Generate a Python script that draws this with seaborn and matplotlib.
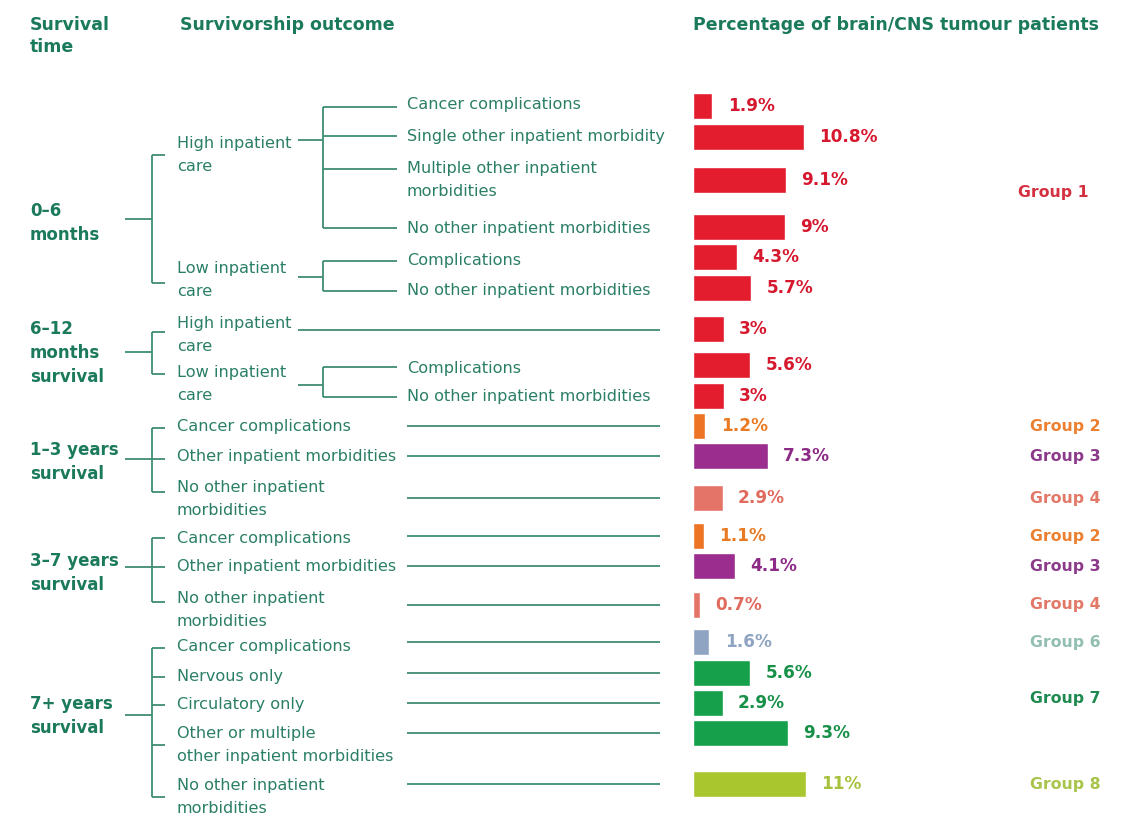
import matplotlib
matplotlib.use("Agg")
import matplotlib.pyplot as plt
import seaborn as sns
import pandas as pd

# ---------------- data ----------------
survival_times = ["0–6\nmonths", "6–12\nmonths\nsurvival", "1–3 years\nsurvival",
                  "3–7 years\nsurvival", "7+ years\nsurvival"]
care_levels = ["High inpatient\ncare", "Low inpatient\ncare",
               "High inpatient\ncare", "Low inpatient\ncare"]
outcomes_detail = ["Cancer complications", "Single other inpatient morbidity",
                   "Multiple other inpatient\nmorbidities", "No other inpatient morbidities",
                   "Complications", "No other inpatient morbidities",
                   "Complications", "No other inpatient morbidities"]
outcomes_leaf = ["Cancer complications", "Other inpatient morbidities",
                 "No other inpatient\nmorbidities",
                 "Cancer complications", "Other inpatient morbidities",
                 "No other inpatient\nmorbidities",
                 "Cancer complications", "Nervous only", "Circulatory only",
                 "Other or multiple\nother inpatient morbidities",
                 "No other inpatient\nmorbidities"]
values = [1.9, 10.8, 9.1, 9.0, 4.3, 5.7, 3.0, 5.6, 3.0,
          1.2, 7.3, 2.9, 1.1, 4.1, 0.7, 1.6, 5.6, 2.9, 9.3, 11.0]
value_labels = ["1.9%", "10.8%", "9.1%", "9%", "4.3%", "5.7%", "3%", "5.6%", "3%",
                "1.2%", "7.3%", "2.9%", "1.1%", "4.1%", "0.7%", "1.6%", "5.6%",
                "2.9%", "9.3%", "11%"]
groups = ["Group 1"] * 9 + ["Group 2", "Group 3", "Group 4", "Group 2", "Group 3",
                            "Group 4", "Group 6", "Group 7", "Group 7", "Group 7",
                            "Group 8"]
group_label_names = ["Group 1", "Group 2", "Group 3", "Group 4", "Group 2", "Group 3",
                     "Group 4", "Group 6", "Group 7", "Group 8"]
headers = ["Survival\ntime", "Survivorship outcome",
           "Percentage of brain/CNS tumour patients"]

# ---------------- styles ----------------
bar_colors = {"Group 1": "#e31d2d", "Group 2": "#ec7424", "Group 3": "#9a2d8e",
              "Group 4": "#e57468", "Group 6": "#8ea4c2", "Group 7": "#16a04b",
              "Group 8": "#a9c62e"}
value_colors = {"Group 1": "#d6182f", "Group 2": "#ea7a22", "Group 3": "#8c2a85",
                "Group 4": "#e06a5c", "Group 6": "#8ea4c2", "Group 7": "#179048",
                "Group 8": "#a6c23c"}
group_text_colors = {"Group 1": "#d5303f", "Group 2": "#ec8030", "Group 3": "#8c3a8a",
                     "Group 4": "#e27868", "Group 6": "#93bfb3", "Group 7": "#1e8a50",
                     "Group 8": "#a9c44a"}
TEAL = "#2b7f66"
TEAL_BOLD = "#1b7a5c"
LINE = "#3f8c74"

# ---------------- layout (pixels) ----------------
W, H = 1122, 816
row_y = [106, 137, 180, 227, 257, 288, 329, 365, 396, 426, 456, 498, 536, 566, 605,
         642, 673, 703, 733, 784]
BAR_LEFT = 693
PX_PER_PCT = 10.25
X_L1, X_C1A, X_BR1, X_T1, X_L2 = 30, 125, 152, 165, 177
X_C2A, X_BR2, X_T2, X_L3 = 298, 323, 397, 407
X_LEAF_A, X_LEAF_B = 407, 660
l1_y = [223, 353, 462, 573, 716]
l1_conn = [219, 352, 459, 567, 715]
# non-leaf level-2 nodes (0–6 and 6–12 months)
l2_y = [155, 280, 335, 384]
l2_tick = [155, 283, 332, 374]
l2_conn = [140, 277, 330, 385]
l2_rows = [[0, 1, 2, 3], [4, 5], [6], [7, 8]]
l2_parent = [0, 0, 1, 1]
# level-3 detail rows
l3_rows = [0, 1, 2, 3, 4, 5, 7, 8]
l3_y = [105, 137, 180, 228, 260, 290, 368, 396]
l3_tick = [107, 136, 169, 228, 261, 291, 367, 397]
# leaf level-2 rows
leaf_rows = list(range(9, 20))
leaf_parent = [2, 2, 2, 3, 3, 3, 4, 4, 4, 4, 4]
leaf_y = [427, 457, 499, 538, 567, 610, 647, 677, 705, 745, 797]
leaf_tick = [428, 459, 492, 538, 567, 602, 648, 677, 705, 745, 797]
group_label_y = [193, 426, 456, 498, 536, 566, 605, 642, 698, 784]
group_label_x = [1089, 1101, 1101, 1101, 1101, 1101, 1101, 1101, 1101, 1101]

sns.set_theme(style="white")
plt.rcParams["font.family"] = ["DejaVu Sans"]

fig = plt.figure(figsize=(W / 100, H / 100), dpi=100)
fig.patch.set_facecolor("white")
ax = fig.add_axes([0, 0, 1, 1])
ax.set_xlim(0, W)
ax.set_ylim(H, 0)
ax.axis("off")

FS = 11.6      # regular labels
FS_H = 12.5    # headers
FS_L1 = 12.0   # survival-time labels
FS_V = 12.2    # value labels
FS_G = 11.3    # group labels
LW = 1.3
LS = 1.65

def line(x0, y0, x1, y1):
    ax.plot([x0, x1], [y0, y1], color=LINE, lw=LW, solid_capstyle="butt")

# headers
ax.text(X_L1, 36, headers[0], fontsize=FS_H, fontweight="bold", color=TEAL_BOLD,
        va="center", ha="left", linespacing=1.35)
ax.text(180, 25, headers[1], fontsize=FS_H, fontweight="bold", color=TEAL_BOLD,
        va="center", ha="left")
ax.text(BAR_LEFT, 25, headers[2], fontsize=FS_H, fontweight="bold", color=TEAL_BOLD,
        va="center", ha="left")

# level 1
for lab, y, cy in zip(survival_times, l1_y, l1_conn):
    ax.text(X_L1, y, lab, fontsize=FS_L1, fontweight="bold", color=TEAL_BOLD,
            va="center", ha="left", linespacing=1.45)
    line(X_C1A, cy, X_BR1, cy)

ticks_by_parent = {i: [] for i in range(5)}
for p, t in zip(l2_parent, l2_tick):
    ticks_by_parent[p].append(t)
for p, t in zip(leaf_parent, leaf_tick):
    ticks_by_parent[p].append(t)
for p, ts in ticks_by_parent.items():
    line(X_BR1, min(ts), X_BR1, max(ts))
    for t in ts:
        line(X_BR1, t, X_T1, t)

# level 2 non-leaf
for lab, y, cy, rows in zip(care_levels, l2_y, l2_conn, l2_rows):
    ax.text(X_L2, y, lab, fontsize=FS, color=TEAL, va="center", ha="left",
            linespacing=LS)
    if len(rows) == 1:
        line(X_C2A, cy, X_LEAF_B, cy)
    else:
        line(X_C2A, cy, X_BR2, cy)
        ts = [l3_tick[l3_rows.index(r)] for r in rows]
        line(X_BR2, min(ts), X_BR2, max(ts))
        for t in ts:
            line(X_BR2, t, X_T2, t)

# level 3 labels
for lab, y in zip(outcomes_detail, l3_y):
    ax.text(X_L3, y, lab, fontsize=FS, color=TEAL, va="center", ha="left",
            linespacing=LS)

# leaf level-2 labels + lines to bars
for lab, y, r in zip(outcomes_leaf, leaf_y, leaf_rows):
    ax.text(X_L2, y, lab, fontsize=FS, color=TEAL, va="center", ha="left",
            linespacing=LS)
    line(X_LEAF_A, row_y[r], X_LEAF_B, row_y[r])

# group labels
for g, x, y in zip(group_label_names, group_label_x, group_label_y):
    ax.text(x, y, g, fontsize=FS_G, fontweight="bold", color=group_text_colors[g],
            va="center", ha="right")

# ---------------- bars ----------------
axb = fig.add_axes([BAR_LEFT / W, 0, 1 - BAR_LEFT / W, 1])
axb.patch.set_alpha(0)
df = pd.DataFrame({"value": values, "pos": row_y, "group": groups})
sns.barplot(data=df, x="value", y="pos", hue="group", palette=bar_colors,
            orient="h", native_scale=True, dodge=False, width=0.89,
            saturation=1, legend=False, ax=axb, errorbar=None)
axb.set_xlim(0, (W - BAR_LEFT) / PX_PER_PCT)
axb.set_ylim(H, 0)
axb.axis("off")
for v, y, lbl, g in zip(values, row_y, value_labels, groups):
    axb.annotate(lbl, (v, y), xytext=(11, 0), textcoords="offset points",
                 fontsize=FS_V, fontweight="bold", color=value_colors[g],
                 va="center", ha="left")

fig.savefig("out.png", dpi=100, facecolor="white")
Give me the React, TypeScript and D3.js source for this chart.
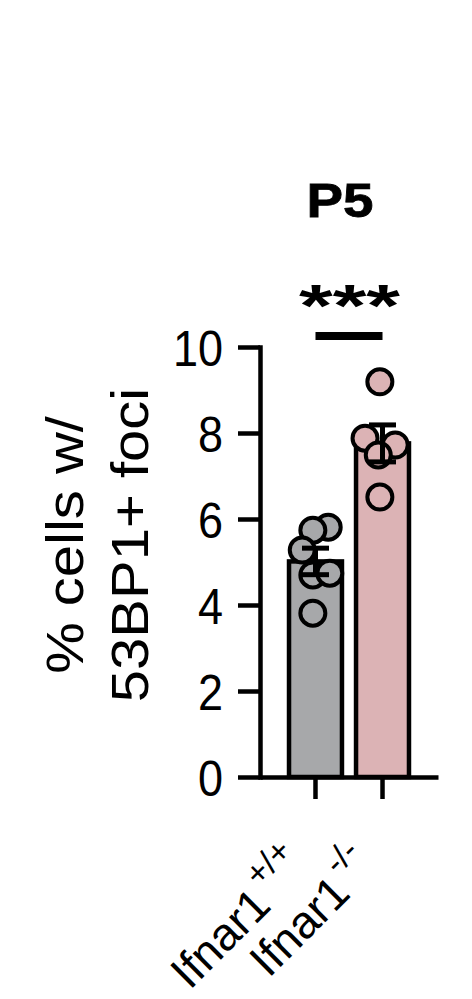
------------------------------------
Collect the lines of the records that include the string "matplotlib".

Generate a Python script that draws this with seaborn and matplotlib.
import matplotlib
matplotlib.use("Agg")
import matplotlib.pyplot as plt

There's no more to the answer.